Transonic Shock Tube (STK)Copyright: © HGD
A shock tube has been modified to perform airfoil testing at transonic Mach numbers and relatively high Reynolds numbers extending up to 40 Mio. The flow behind the incident shock wave provides the testing flow. The overall testing time is in the order of 5-10 ms, which is very short compared with that of conventional wind tunnels, but long enough for flow establishment and to perform reliable measurements during stationary flow period. The facility described offers the possibility to perform high Reynolds number testing at low cost and to avoid the cryogenic wind tunnel technique but at the expense of a short running time and a relatively small test section cross size.Copyright: © HGD
In the second picture, the working principle of the tube is schematically shown. The shock tube is divided into a high pressure and a low pressure section by metal diaphragms. In this case, the high pressure section is filled with compressed air up to the initial filling pressure p4 at the temperature T4. The low pressure section is filled with test gas, typically nitrogen or air of pressure p1 and temperature T1. In our case, the temperatures T1 and T4 of the test and driver gas, respectively, match ambient temperature.

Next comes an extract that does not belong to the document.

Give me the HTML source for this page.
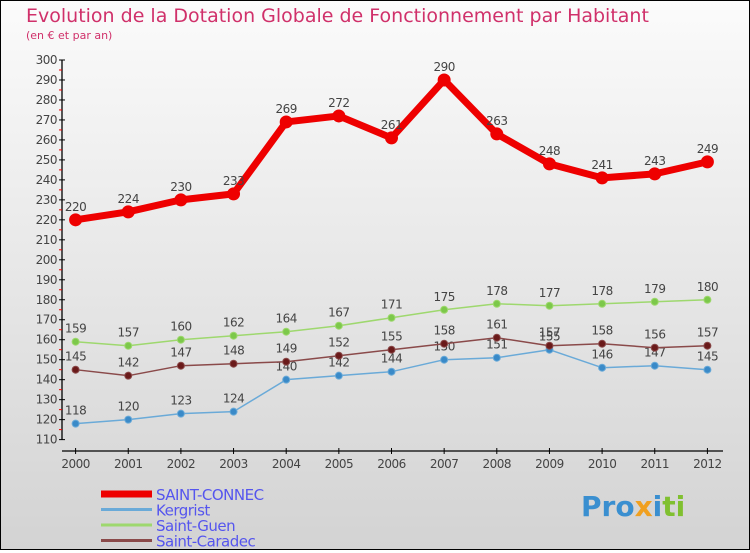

Because of the pressure difference p4-p1 after rapture of the main diaphragm, a planar shock wave develops and propagates with velocity us downstream into the low pressure section compressing and accelerating the test gas at the same time. The strength of the incident wave is such that the desired transonic flow establishes behind it. The total length of the shock tube is 35.5 m, and its inner diameter is 300 mm. The maximum working pressure of the tube is limited to 25 MPa. The overall length of the facility consisting of shock tube, test section, and dump tank as shown in the picture is 46 m.
Shortly after the bursting of the main diaphragm between the high and low pressure sections, the incident shock wave enters the test section, followed by the transonic flow. The test section is designed for a maximum static pressure of 4 MPa, which is necessary to achieve high Reynolds numbers in the order of 40 Mio. based on a model chord length of 100 mm.